A Texas-born, New York based author, speaker, performer, and flight attendant, Faye took us on a journey through her life and dreams as a child growing up in her mother’s beauty salon alongside the train tracks of a small Texas town. It was here that she first envisioned herself as a glamorous flight attendant and Broadway performer.
She eventually realized her dream but learned that our dreams don’t always manifest the way we imagine. Instead, it is our responsibility to create the dream we imagine.
Faye’s vivid imagery and re-creation of the colorful characters and experiences she encountered along her journey paved the way for her to share her 5 poignant tips to cultivate a life of gratitude and joy.
- Write Your Own Story.
Are you living the story you have written for yourself, or are you living the story that others have written for you? When you think of your most fulfilling and joyful life, does it correspond to the one you are living?
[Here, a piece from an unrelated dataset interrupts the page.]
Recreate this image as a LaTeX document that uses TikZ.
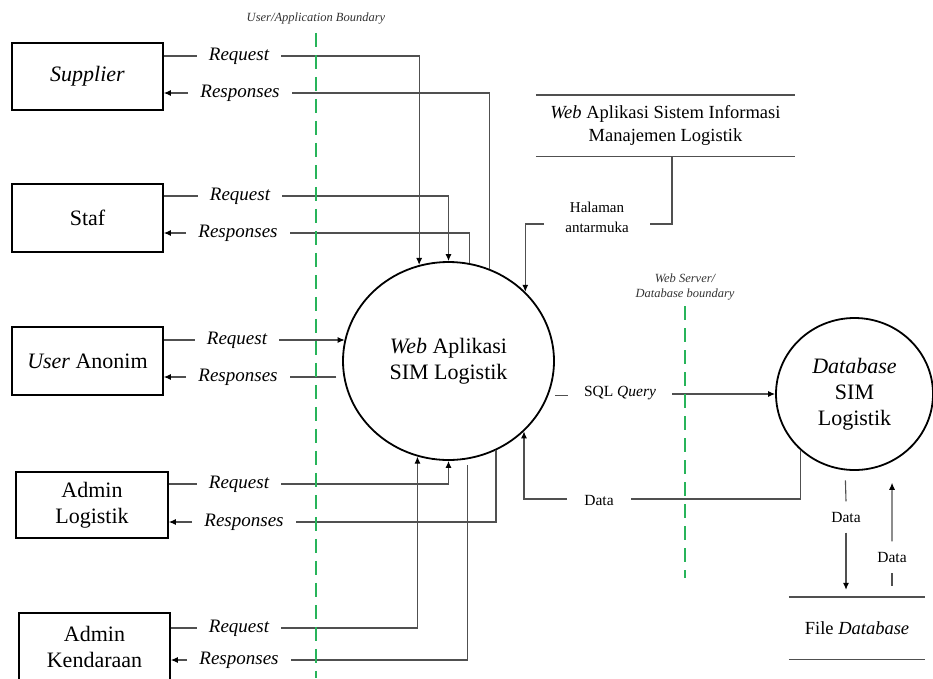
\documentclass[tikz,border=0pt]{standalone}
\usepackage{fontspec}
\setmainfont{Liberation Serif}
\usetikzlibrary{arrows.meta,shapes.geometric}
\definecolor{bgreen}{RGB}{40,180,90}
\definecolor{flowgray}{RGB}{80,80,80}
\begin{document}
\begin{tikzpicture}[x=1pt,y=-1pt,
  ent/.style={draw=black, line width=1.6pt, minimum width=151pt, minimum height=67pt, inner sep=0pt, align=center, font=\fontsize{22}{26}\selectfont},
  proc/.style={ellipse, draw=black, line width=1.8pt, inner sep=0pt, align=center, font=\fontsize{22}{26}\selectfont},
  lbl/.style={inner xsep=12pt, inner ysep=0pt, font=\fontsize{19}{22}\selectfont\itshape},
  slbl/.style={inner ysep=0pt, inner xsep=0pt, font=\fontsize{15.5}{20}\selectfont, align=center},
  flow/.style={draw=flowgray, line width=1.1pt},
  arr/.style={flow, -{Latex[length=7pt,width=6pt,color=black]}},
  bound/.style={draw=bgreen, line width=2.4pt, dash pattern=on 14pt off 8pt},
  blbl/.style={font=\fontsize{12.5}{15}\selectfont\itshape, text=black!80, align=center, inner sep=0pt},
  storeline/.style={draw=flowgray, line width=1.4pt}
]
\useasboundingbox (0,0) rectangle (933,678);

% external entities
\node[ent] (sup) at (87.5,76.5) {\textit{Supplier}};
\node[ent, minimum height=68pt] (staf) at (87.5,218) {Staf};
\node[ent, minimum height=68pt] (anon) at (87.5,361) {\textit{User} Anonim};
\node[ent, minimum width=152pt, minimum height=66pt] (alog) at (92,505) {Admin\\Logistik};
\node[ent] (aken) at (94.5,646.5) {Admin\\Kendaraan};

% processes
\node[proc, minimum width=211pt, minimum height=198pt] (web) at (448.5,361) {\textit{Web} Aplikasi\\SIM Logistik};
\node[proc, minimum width=157pt, minimum height=152pt] (db) at (854.5,394) {\textit{Database}\\SIM\\Logistik};

% data stores
\node[minimum width=259pt, minimum height=61pt, inner sep=0pt, align=center, font=\fontsize{18.5}{23}\selectfont] (wst) at (665.5,125.5) {\textit{Web} Aplikasi Sistem Informasi\\Manajemen Logistik};
\draw[storeline] (wst.north west) -- (wst.north east) (wst.south west) -- (wst.south east);
\node[minimum width=136pt, minimum height=62pt, inner sep=0pt, font=\fontsize{18.5}{22}\selectfont] (fdb) at (857,628) {File \textit{Database}};
\draw[storeline] (fdb.north west) -- (fdb.north east) (fdb.south west) -- (fdb.south east);

% flow labels
\node[lbl] (q1) at (239,56) {Request};
\node[lbl] (r1) at (240,93) {Responses};
\node[lbl] (q2) at (240,196) {Request};
\node[lbl] (r2) at (238,233) {Responses};
\node[lbl] (q3) at (237,340) {Request};
\node[lbl] (r3) at (238,377) {Responses};
\node[lbl] (q4) at (239,484) {Request};
\node[lbl] (r4) at (244,522) {Responses};
\node[lbl] (q5) at (239,628) {Request};
\node[lbl] (r5) at (239,660) {Responses};
\node[slbl, inner xsep=21pt, font=\fontsize{15}{20}\selectfont] (hal) at (597,217) {Halaman\\antarmuka};
\node[slbl, inner xsep=16pt] (sql) at (620,393) {SQL \textit{Query}};
\node[slbl, inner xsep=17pt] (dat) at (599,500) {Data};
\node[slbl, minimum height=31pt] (d1) at (846,517) {Data};
\node[slbl, minimum height=31pt] (d2) at (892,557) {Data};
\coordinate (hy) at (0,224);
\coordinate (dy) at (0,499);

% Supplier
\draw[flow] (sup.east |- q1) -- (q1.west);
\draw[arr] (q1.east) -| (web.107.8);
\draw[flow] (web.66.1) |- (r1.east);
\draw[arr] (r1.west) -- (sup.east |- r1);
% Staf
\draw[flow] (staf.east |- q2) -- (q2.west);
\draw[arr] (q2.east) -| (web.north);
\draw[flow] (web.78.67) |- (r2.east);
\draw[arr] (r2.west) -- (staf.east |- r2);
% User Anonim
\draw[flow] (anon.east |- q3) -- (q3.west);
\draw[arr] (q3.east) -- (q3.east -| web.168.5);
\draw[flow, shorten <=7pt] (r3.east -| web.188.7) -- (r3.east);
\draw[arr] (r3.west) -- (anon.east |- r3);
% Admin Logistik
\draw[flow] (alog.east |- q4) -- (q4.west);
\draw[arr] (q4.east) -| (web.south);
\draw[flow] (web.298.9) |- (r4.east);
\draw[arr] (r4.west) -- (alog.east |- r4);
% Admin Kendaraan
\draw[flow] (aken.east |- q5) -- (q5.west);
\draw[arr] (q5.east) -| (web.252.2);
\draw[flow, shorten <=6pt] (web.281.3) |- (r5.east);
\draw[arr] (r5.west) -- (aken.east |- r5);

% Halaman antarmuka
\draw[flow] (wst.south -| 672,0) |- (hal.east |- hy);
\draw[arr] (hal.west |- hy) -| (web.42.5);

% SQL Query
\draw[flow, shorten <=7pt] (web.341.65) -- (web.341.65 -| sql.west);
\draw[arr] (sql.east |- db.west) -- (db.west);

% Data back to web
\draw[flow] (db.226.1) |- (dat.east |- dy);
\draw[arr] (dat.west |- dy) -| (web.317.5);

% Data to/from file database
\draw[flow, shorten <=10pt] (db.263.6) -- (d1.north);
\draw[arr, shorten >=7pt] (d1.south) -- (d1.south |- fdb.north);
\draw[flow, shorten <=11pt] (d2.south |- fdb.north) -- (d2.south);
\draw[arr, shorten >=21pt] (d2.north) -- (db.299.3);

% boundaries
\node[blbl] (ub) at (316,19) {User/Application Boundary};
\draw[bound, shorten <=8pt] (ub.south) -- (ub.south |- 0,678);
\node[blbl] (wb) at (685,287) {Web Server/\\Database boundary};
\draw[bound, shorten <=6pt] (wb.south) -- (wb.south |- 0,578);
\end{tikzpicture}
\end{document}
Or did you follow a plan that someone else has laid before you? Many people automatically live the story that others have written for them.
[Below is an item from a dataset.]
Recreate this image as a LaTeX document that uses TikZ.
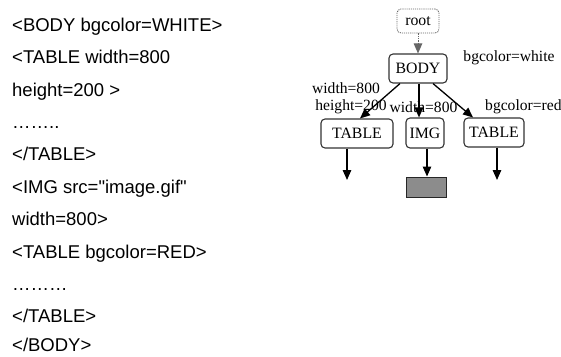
\documentclass[tikz,border=0pt]{standalone}
\usepackage{fontspec}
\setmainfont{Liberation Sans}[Ligatures=TeXOff]
\newfontfamily\serif{Liberation Serif}
\usetikzlibrary{arrows.meta}
\tikzset{
  code/.style={anchor=base west, inner sep=0pt, font=\fontsize{18.5}{22}\selectfont},
  tbox/.style={draw=black!80, line width=1.1pt, rounded corners=4pt, inner sep=0pt, font=\serif\fontsize{15.8}{18}\selectfont},
  lbl/.style={inner sep=0pt, font=\serif\fontsize{15.6}{18}\selectfont},
  edge/.style={line width=1.3pt, -{Triangle[length=10pt,width=8.5pt]}},
}
\begin{document}
\begin{tikzpicture}[x=1pt,y=-1pt]
\useasboundingbox (0,0) rectangle (561,356);
% code listing
\node[code] (l1) at (12,31.2) {<BODY bgcolor=WHITE>};
\node[code] (l2) at (12,63.6) {<TABLE width=800};
\node[code] (l3) at (12,96.0) {height=200 >};
\node[code] (l4) at (12,128.4) {……..};
\node[code] (l5) at (12,160.8) {</TABLE>};
\node[code] (l6) at (12,193.2) {<IMG src="image.gif"};
\node[code] (l7) at (12,225.6) {width=800>};
\node[code] (l8) at (12,258.0) {<TABLE bgcolor=RED>};
\node[code] (l9) at (12,290.4) {………};
\node[code] (l10) at (12,322.8) {</TABLE>};
\node[code] (l11) at (12,351.8) {</BODY>};
% tree
\node[tbox, draw=black!60, densely dotted, line width=0.9pt, minimum width=42pt, minimum height=24pt] (root) at (418,21) {root};
\node[tbox, minimum width=58pt, minimum height=29pt] (body) at (418,68.5) {BODY};
\node[tbox, minimum width=72pt, minimum height=29pt] (t1) at (357,133.5) {TABLE};
\node[tbox, minimum width=38pt, minimum height=30pt] (img) at (425,133) {IMG};
\node[tbox, minimum width=60pt, minimum height=29pt] (t2) at (494,132.5) {TABLE};
\node[draw=black!85, line width=1pt, fill=black!45, minimum width=40pt, minimum height=20pt, inner sep=0pt] (g) at (426,187) {};
\coordinate (e1) at (347,180);
\coordinate (e3) at (497,180);
% labels
\node[lbl] (lw) at (509,58) {bgcolor=white};
\node[lbl] (la) at (346,88) {width=800};
\node[lbl] (lb) at (351,107) {height=200};
\node[lbl] (lc) at (423.5,107) {width=800};
\node[lbl, anchor=west] (ld) at (485,107) {bgcolor=red};
% connectors
\draw[edge, densely dotted, draw=black!60, line width=1pt] (root.south) -- (body.north);
\draw[edge] ([xshift=-18pt]body.south) -- ([xshift=3pt]t1.north);
\draw[edge] ([xshift=1pt]body.south) -- ([xshift=-6pt]img.north);
\draw[edge] ([xshift=15pt]body.south) -- ([xshift=-21pt]t2.north);
\draw[edge] ([xshift=-10pt]t1.south) -- (e1);
\draw[edge] ([xshift=2pt]img.south) -- ([xshift=1pt]g.north);
\draw[edge] ([xshift=3pt]t2.south) -- (e3);
\end{tikzpicture}
\end{document}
- Remember That Everyone Else Has a Story and You Are In It.
While you are the protagonist in your own story, remember that you are a “spear carrier in another person’s story,” says Faye. Being cognizant to our role in another person’s storyline enables us to remain connected to those around us.
Faye shared many stories of how her experiences as a flight attendant taught her that we all have our own story lines, and simultaneously we all fill roles in the stories of others. It’s important to remember the interconnections we have with one another. We are all connected, even when we feel alone. And we can decide at any time how we want to show up for others.
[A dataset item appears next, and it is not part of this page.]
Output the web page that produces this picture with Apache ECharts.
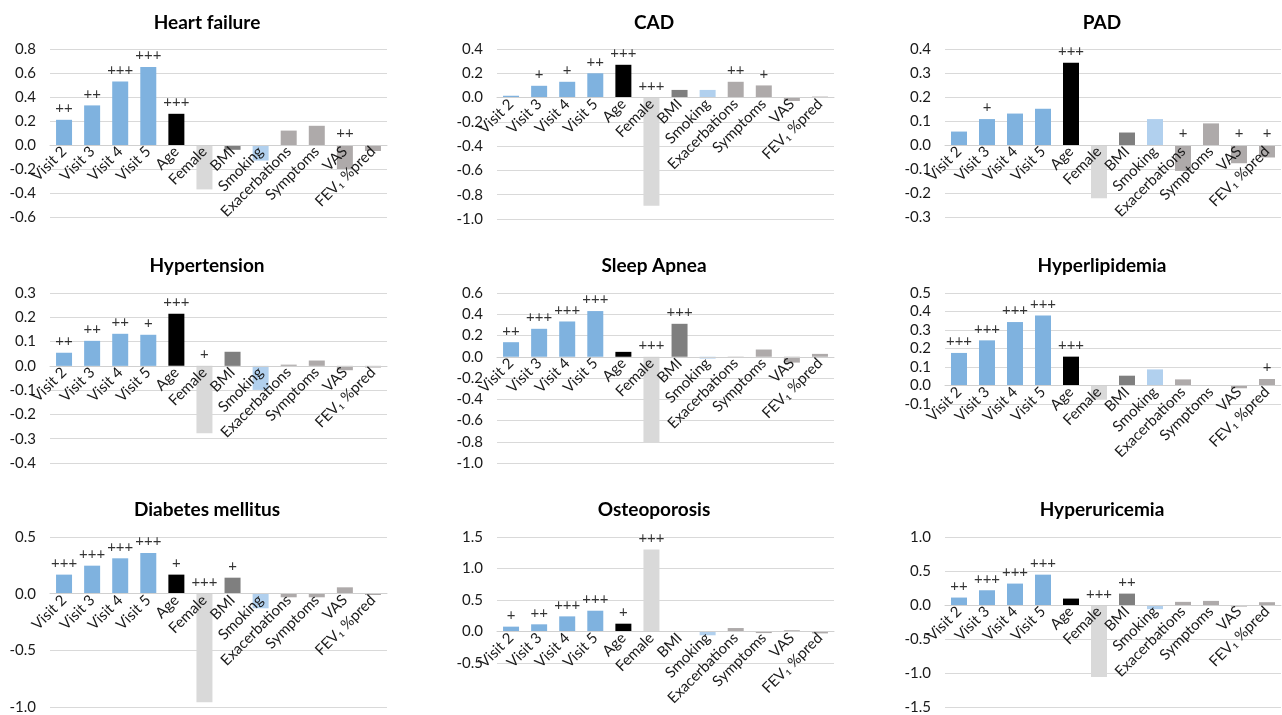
<!DOCTYPE html>
<html>
<head>
<meta charset="utf-8">
<script src="https://cdn.jsdelivr.net/npm/echarts@6/dist/echarts.min.js"></script>
<style>
html,body{margin:0;padding:0;background:#fff;}
#chart{width:1282px;height:715px;}
</style>
</head>
<body>
<div id="chart"></div>
<script>
const categories = ['Visit 2','Visit 3','Visit 4','Visit 5','Age','Female','BMI','Smoking','Exacerbations','Symptoms','VAS','FEV\u2081 %pred'];
const categoryColors = ['#7FB2DF','#7FB2DF','#7FB2DF','#7FB2DF','#000000','#D9D9D9','#7F7F7F','#B1D0EE','#AEAAAA','#AEAAAA','#AEAAAA','#AEAAAA'];

const panelTitles = ['Heart failure','CAD','PAD','Hypertension','Sleep Apnea','Hyperlipidemia','Diabetes mellitus','Osteoporosis','Hyperuricemia'];

const heartFailureValues = [0.21, 0.33, 0.53, 0.65, 0.26, -0.37, -0.04, -0.13, 0.12, 0.16, -0.20, -0.05];
const heartFailureSig    = ['++','++','+++','+++','+++','','','','','','++',''];

const cadValues = [0.015, 0.097, 0.13, 0.20, 0.27, -0.89, 0.063, 0.063, 0.13, 0.10, -0.028, 0.008];
const cadSig    = ['','+','+','++','+++','+++','','','++','+','',''];

const padValues = [0.056, 0.108, 0.131, 0.151, 0.343, -0.222, 0.052, 0.108, -0.108, 0.090, -0.076, -0.052];
const padSig    = ['','+','','','+++','','','','+','','+','+'];

const hypertensionValues = [0.054, 0.103, 0.132, 0.128, 0.215, -0.278, 0.058, -0.099, 0.005, 0.022, -0.018, -0.007];
const hypertensionSig    = ['++','++','++','+','+++','+','','','','','',''];

const sleepApneaValues = [0.137, 0.263, 0.332, 0.43, 0.046, -0.808, 0.31, -0.017, -0.01, 0.068, -0.055, 0.027];
const sleepApneaSig    = ['++','+++','+++','+++','','+++','+++','','','','',''];

const hyperlipidemiaValues = [0.176, 0.244, 0.343, 0.379, 0.156, -0.077, 0.053, 0.087, 0.033, 0.0, -0.015, 0.035];
const hyperlipidemiaSig    = ['+++','+++','+++','+++','+++','','','','','','','+'];

const diabetesValues = [0.168, 0.247, 0.312, 0.359, 0.168, -0.959, 0.141, -0.129, -0.032, -0.032, 0.056, -0.012];
const diabetesSig    = ['+++','+++','+++','+++','+','+++','+','','','','',''];

const osteoporosisValues = [0.077, 0.114, 0.24, 0.33, 0.124, 1.30, 0.003, -0.06, 0.055, -0.025, 0.02, -0.03];
const osteoporosisSig    = ['+','++','+++','+++','+','+++','','','','','',''];

const hyperuricemiaValues = [0.112, 0.219, 0.317, 0.448, 0.097, -1.052, 0.17, -0.058, 0.049, 0.063, -0.02, 0.044];
const hyperuricemiaSig    = ['++','+++','+++','+++','','+++','++','','','','',''];

const yMins      = [-0.6, -1.0, -0.3, -0.4, -1.0, -0.1, -1.0, -0.5, -1.5];
const yMaxs      = [ 0.8,  0.4,  0.4,  0.3,  0.6,  0.5,  0.5,  1.5,  1.0];
const yIntervals = [ 0.2,  0.2,  0.1,  0.1,  0.2,  0.1,  0.5,  0.5,  0.5];

const panelValues = [heartFailureValues, cadValues, padValues, hypertensionValues, sleepApneaValues, hyperlipidemiaValues, diabetesValues, osteoporosisValues, hyperuricemiaValues];
const panelSig = [heartFailureSig, cadSig, padSig, hypertensionSig, sleepApneaSig, hyperlipidemiaSig, diabetesSig, osteoporosisSig, hyperuricemiaSig];

// layout
const gridLefts = [50, 497, 945];
const gridWidths = [337, 337, 336];
const titleCenters = [202, 649, 1097];
const gridRects = [
  {top: 49, height: 168}, {top: 49, height: 170}, {top: 49, height: 168},
  {top: 293, height: 170}, {top: 293, height: 170}, {top: 293, height: 111},
  {top: 537, height: 170}, {top: 537, height: 126}, {top: 537, height: 171}
];
const titleTops = [8, 251, 495];

const FONT = 'Lato, "DejaVu Sans", sans-serif';

const option = {
  animation: false,
  backgroundColor: '#fff',
  title: [], grid: [], xAxis: [], yAxis: [], series: []
};

for (let i = 0; i < 9; i++) {
  const col = i % 3, row = Math.floor(i / 3);
  const h = gridRects[i].height;
  const zeroOffset = -h * (0 - yMins[i]) / (yMaxs[i] - yMins[i]);
  option.title.push({
    text: panelTitles[i],
    left: titleCenters[col], top: titleTops[row], textAlign: 'center',
    textStyle: {fontFamily: FONT, fontSize: 19, fontWeight: 'bold', color: '#000'}
  });
  option.grid.push({
    left: gridLefts[col], width: gridWidths[col],
    top: gridRects[i].top, height: h,
    containLabel: false
  });
  option.xAxis.push({
    type: 'category', gridIndex: i, data: categories,
    position: 'bottom', offset: zeroOffset, z: 5,
    axisLine: {onZero: false, lineStyle: {color: '#D0D0D0', width: 1}},
    axisTick: {show: false},
    axisLabel: {interval: 0, rotate: 45, margin: 4, fontFamily: FONT, fontSize: 15, color: '#1a1a1a', hideOverlap: false},
    splitLine: {show: false}
  });
  option.yAxis.push({
    type: 'value', gridIndex: i,
    min: yMins[i], max: yMaxs[i], interval: yIntervals[i],
    axisLine: {show: false}, axisTick: {show: false},
    splitLine: {lineStyle: {color: '#D9D9D9', width: 1}},
    axisLabel: {margin: 14, fontFamily: FONT, fontSize: 15, color: '#1a1a1a',
      formatter: v => v.toFixed(1)}
  });
  option.series.push({
    type: 'bar', xAxisIndex: i, yAxisIndex: i, silent: true,
    barWidth: 16,
    data: panelValues[i].map((v, k) => ({value: v, itemStyle: {color: categoryColors[k]}}))
  });
  option.series.push({
    type: 'scatter', xAxisIndex: i, yAxisIndex: i, silent: true,
    symbolSize: 0,
    data: panelValues[i].map((v) => Math.max(v, 0)),
    label: {
      show: true, position: 'top', distance: 4,
      fontFamily: FONT, fontSize: 15, color: '#000',
      formatter: (p) => panelSig[i][p.dataIndex]
    }
  });
}

const chart = echarts.init(document.getElementById('chart'));
chart.setOption(option);
</script>
</body>
</html>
We must always remember, when we feel at odds with others, that it’s never between us and them. Rather, it is between ourselves and who we want to be in this world.
- Actively Create Positive Stories For Other People.
How often do you stop to share positive stories about others? Especially in today’s self-promotional, critical, and judgmental environment, it’s important to honor the beauty that others bring to this world.
Our world has become obsessed with the sport of celebrating the downfall of others. Faye shared that it takes 5 positive stories to have the same impact as 1 negative story. Sharing positivity lifts the giver, the receiver, and those that witness the kindness.
- Find Creative Ways to Express Gratitude.
Expressing gratitude is one of the most psychologically powerful ways to fight feelings of sadness, anger and depression.
In addition to using tools such as the 5-Minute Gratitude Journal, Faye suggests writing “happy letters” to yourself to read when you are sad, which remind you of the good things in your life. Positive psychology studies prove that 5 minutes of daily gratitude increases life longevity 5-10 percent.
- Smile And Be Kind. Smiling triggers feel-good chemicals in the brain, helps your heart, builds trust, strengthens your immune system, and even reduces pain by releasing pain-blocking chemicals.
Further, kindness is contagious. When you perform an act of kindness, you strengthen your immune system, the other person’s immune system, and those who witness it.
Given that Americans spend more than $200 billion annually treating mental health conditions, it’s great to know there are simple and profound ways to increase joy within our own lives and the lives of others.